### Listed records
--- START ---

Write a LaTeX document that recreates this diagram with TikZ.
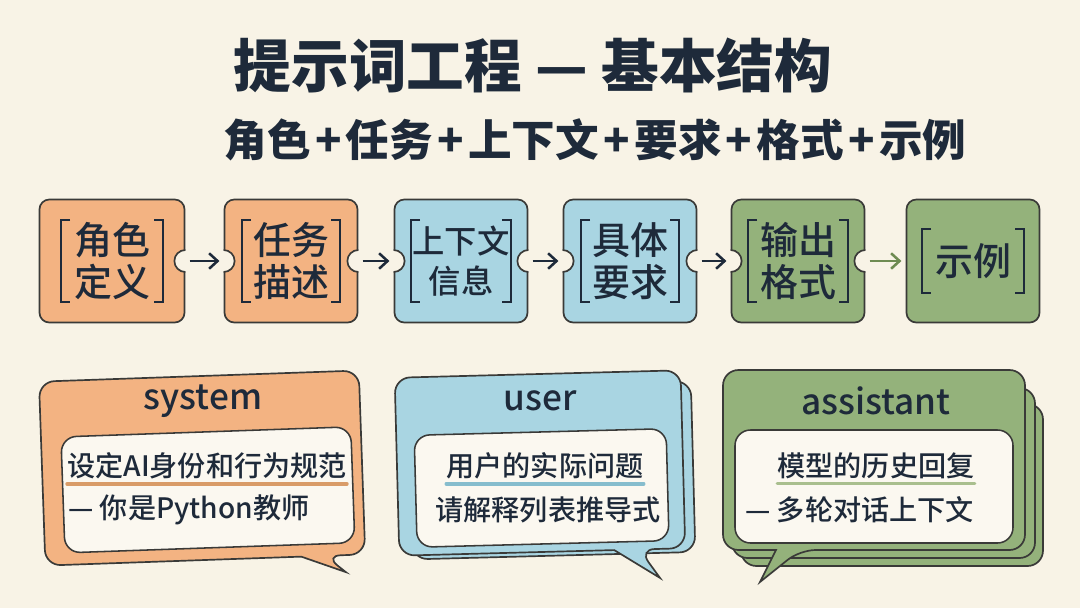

--- END ---
--- START ---

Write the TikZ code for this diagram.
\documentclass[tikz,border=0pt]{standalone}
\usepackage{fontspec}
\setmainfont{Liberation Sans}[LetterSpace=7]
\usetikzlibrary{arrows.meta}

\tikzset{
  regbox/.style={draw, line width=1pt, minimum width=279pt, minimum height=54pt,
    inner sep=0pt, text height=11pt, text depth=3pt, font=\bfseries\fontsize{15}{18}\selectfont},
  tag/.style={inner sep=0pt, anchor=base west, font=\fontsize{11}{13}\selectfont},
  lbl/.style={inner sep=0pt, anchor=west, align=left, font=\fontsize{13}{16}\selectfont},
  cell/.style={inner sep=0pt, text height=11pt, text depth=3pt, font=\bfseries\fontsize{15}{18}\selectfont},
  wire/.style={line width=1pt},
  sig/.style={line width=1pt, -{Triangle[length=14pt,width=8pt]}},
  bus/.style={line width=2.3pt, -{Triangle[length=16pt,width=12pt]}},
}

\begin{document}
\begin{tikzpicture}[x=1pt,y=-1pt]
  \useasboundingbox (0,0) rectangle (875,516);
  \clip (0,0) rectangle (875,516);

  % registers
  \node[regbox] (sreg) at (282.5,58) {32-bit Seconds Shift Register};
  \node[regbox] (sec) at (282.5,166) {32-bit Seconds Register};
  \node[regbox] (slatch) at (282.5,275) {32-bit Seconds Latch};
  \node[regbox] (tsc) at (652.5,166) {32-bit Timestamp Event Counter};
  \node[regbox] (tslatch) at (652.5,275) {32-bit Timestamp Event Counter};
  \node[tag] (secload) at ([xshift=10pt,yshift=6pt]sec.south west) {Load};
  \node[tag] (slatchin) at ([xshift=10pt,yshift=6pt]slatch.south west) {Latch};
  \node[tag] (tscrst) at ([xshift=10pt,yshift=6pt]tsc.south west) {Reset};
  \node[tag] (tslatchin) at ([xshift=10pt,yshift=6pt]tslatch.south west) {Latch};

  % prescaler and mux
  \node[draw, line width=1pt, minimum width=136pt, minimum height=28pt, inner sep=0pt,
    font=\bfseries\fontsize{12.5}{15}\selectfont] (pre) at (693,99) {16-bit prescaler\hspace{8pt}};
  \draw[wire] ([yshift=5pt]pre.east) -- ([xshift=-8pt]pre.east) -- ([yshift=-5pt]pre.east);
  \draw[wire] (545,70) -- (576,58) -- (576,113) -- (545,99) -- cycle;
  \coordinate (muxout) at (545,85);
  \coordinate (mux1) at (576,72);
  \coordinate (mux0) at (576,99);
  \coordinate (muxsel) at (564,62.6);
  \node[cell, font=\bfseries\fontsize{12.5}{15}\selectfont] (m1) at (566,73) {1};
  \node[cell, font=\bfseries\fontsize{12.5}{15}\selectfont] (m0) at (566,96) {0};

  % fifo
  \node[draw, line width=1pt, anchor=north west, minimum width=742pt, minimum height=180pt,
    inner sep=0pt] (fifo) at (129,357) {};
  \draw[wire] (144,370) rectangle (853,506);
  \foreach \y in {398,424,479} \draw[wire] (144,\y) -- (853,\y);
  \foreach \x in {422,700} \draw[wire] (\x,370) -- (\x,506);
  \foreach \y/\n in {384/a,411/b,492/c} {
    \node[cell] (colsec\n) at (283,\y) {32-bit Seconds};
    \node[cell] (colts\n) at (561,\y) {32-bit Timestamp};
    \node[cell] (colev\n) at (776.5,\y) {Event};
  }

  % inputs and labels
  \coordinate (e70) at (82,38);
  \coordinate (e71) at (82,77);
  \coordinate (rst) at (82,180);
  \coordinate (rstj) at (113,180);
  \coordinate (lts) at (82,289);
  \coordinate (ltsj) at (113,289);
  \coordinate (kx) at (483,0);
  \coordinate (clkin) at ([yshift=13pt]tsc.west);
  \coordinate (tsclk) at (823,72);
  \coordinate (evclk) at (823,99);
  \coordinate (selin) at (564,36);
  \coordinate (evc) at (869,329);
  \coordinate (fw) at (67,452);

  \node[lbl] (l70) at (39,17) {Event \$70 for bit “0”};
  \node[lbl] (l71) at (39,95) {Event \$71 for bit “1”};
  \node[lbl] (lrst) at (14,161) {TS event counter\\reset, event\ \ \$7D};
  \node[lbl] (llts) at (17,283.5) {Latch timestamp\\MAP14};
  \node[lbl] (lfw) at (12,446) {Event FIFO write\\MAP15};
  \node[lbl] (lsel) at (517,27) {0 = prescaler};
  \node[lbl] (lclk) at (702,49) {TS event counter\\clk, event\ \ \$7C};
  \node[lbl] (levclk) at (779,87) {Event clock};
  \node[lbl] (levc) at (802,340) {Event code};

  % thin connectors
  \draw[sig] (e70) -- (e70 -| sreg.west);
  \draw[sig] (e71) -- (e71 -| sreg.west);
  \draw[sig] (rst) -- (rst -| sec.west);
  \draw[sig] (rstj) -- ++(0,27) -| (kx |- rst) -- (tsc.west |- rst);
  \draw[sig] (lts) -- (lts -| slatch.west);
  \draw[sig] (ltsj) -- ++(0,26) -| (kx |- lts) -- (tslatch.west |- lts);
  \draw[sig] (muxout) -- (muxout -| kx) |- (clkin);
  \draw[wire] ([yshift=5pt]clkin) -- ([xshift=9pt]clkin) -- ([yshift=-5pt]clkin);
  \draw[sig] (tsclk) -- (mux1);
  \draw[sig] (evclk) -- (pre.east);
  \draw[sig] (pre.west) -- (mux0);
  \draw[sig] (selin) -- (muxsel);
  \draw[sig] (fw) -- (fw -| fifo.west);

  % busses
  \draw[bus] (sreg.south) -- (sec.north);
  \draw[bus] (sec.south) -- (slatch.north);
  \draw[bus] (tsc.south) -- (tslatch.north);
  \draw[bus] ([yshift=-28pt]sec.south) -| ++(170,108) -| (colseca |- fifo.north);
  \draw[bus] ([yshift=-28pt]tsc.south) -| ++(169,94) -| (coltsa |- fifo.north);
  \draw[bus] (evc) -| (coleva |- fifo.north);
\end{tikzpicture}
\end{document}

--- END ---

### Written instruction
Look through the listing above. Pick out each line with "this" and copy it.

### Final answer
Write a LaTeX document that recreates this diagram with TikZ.
Write the TikZ code for this diagram.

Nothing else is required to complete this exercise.